# [Short problem]
Leave out the pictures and transcribe everything else exactly.

((

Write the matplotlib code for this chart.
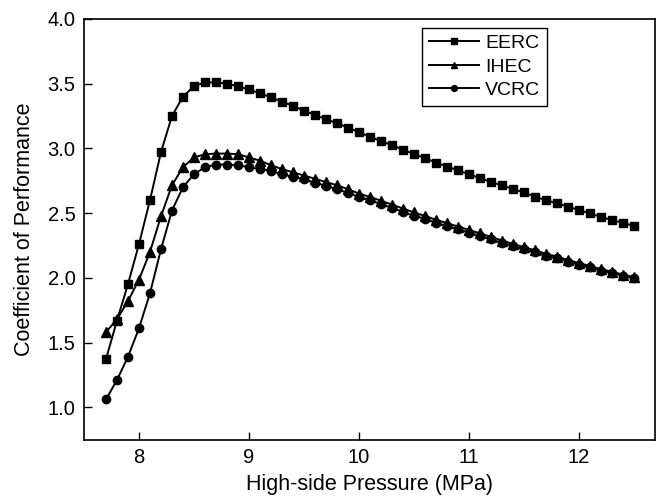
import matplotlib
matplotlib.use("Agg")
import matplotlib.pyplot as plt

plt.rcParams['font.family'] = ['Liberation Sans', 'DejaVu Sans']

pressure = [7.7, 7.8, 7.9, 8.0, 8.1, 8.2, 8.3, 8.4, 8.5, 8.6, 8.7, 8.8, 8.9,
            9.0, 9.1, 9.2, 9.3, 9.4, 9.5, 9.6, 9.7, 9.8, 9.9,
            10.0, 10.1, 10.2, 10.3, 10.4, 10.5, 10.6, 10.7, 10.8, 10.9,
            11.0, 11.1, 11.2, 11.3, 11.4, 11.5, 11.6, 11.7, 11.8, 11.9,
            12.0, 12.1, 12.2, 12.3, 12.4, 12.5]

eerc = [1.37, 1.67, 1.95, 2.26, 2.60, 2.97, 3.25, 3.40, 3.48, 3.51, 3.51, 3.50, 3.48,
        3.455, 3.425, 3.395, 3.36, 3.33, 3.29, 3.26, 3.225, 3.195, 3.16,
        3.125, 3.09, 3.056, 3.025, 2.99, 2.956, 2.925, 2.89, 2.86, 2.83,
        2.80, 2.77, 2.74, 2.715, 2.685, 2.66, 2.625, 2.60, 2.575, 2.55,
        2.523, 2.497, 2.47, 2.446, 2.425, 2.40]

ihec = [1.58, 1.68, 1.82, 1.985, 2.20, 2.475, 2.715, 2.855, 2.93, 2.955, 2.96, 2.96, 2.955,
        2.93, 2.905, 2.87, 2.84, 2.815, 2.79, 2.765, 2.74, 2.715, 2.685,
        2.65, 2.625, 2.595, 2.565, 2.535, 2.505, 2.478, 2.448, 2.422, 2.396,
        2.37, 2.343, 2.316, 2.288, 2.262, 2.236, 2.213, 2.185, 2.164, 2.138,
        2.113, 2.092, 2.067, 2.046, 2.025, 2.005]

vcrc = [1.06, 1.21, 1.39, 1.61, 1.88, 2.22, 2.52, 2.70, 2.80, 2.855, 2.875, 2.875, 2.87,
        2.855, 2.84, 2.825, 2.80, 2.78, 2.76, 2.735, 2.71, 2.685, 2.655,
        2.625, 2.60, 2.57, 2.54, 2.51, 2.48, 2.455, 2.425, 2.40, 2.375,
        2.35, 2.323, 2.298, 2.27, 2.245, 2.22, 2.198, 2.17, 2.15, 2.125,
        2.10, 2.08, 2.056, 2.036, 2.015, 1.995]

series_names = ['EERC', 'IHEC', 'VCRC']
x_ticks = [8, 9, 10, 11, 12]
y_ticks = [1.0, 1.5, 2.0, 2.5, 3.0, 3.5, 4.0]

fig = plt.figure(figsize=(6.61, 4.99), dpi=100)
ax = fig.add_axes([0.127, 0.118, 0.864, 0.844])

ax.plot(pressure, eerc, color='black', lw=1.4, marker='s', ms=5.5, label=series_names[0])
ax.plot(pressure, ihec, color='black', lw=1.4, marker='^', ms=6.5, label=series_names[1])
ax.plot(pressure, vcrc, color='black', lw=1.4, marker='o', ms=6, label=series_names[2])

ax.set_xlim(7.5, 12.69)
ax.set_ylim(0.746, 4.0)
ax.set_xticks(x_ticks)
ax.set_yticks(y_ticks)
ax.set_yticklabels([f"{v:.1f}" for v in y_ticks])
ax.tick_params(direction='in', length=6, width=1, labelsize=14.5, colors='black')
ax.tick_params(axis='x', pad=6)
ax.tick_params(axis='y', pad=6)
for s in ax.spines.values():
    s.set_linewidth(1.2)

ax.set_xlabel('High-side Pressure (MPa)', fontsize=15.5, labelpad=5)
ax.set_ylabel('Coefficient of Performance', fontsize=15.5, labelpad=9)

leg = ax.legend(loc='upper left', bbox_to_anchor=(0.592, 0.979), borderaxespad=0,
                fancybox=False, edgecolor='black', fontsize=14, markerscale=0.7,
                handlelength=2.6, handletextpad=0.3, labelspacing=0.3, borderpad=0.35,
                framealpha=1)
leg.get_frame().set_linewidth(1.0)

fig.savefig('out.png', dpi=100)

))

# [Written response]
Write the matplotlib code for this chart.
import matplotlib
matplotlib.use("Agg")
import matplotlib.pyplot as plt

plt.rcParams['font.family'] = ['Liberation Sans', 'DejaVu Sans']

pressure = [7.7, 7.8, 7.9, 8.0, 8.1, 8.2, 8.3, 8.4, 8.5, 8.6, 8.7, 8.8, 8.9,
            9.0, 9.1, 9.2, 9.3, 9.4, 9.5, 9.6, 9.7, 9.8, 9.9,
            10.0, 10.1, 10.2, 10.3, 10.4, 10.5, 10.6, 10.7, 10.8, 10.9,
            11.0, 11.1, 11.2, 11.3, 11.4, 11.5, 11.6, 11.7, 11.8, 11.9,
            12.0, 12.1, 12.2, 12.3, 12.4, 12.5]

eerc = [1.37, 1.67, 1.95, 2.26, 2.60, 2.97, 3.25, 3.40, 3.48, 3.51, 3.51, 3.50, 3.48,
        3.455, 3.425, 3.395, 3.36, 3.33, 3.29, 3.26, 3.225, 3.195, 3.16,
        3.125, 3.09, 3.056, 3.025, 2.99, 2.956, 2.925, 2.89, 2.86, 2.83,
        2.80, 2.77, 2.74, 2.715, 2.685, 2.66, 2.625, 2.60, 2.575, 2.55,
        2.523, 2.497, 2.47, 2.446, 2.425, 2.40]

ihec = [1.58, 1.68, 1.82, 1.985, 2.20, 2.475, 2.715, 2.855, 2.93, 2.955, 2.96, 2.96, 2.955,
        2.93, 2.905, 2.87, 2.84, 2.815, 2.79, 2.765, 2.74, 2.715, 2.685,
        2.65, 2.625, 2.595, 2.565, 2.535, 2.505, 2.478, 2.448, 2.422, 2.396,
        2.37, 2.343, 2.316, 2.288, 2.262, 2.236, 2.213, 2.185, 2.164, 2.138,
        2.113, 2.092, 2.067, 2.046, 2.025, 2.005]

vcrc = [1.06, 1.21, 1.39, 1.61, 1.88, 2.22, 2.52, 2.70, 2.80, 2.855, 2.875, 2.875, 2.87,
        2.855, 2.84, 2.825, 2.80, 2.78, 2.76, 2.735, 2.71, 2.685, 2.655,
        2.625, 2.60, 2.57, 2.54, 2.51, 2.48, 2.455, 2.425, 2.40, 2.375,
        2.35, 2.323, 2.298, 2.27, 2.245, 2.22, 2.198, 2.17, 2.15, 2.125,
        2.10, 2.08, 2.056, 2.036, 2.015, 1.995]

series_names = ['EERC', 'IHEC', 'VCRC']
x_ticks = [8, 9, 10, 11, 12]
y_ticks = [1.0, 1.5, 2.0, 2.5, 3.0, 3.5, 4.0]

fig = plt.figure(figsize=(6.61, 4.99), dpi=100)
ax = fig.add_axes([0.127, 0.118, 0.864, 0.844])

ax.plot(pressure, eerc, color='black', lw=1.4, marker='s', ms=5.5, label=series_names[0])
ax.plot(pressure, ihec, color='black', lw=1.4, marker='^', ms=6.5, label=series_names[1])
ax.plot(pressure, vcrc, color='black', lw=1.4, marker='o', ms=6, label=series_names[2])

ax.set_xlim(7.5, 12.69)
ax.set_ylim(0.746, 4.0)
ax.set_xticks(x_ticks)
ax.set_yticks(y_ticks)
ax.set_yticklabels([f"{v:.1f}" for v in y_ticks])
ax.tick_params(direction='in', length=6, width=1, labelsize=14.5, colors='black')
ax.tick_params(axis='x', pad=6)
ax.tick_params(axis='y', pad=6)
for s in ax.spines.values():
    s.set_linewidth(1.2)

ax.set_xlabel('High-side Pressure (MPa)', fontsize=15.5, labelpad=5)
ax.set_ylabel('Coefficient of Performance', fontsize=15.5, labelpad=9)

leg = ax.legend(loc='upper left', bbox_to_anchor=(0.592, 0.979), borderaxespad=0,
                fancybox=False, edgecolor='black', fontsize=14, markerscale=0.7,
                handlelength=2.6, handletextpad=0.3, labelspacing=0.3, borderpad=0.35,
                framealpha=1)
leg.get_frame().set_linewidth(1.0)

fig.savefig('out.png', dpi=100)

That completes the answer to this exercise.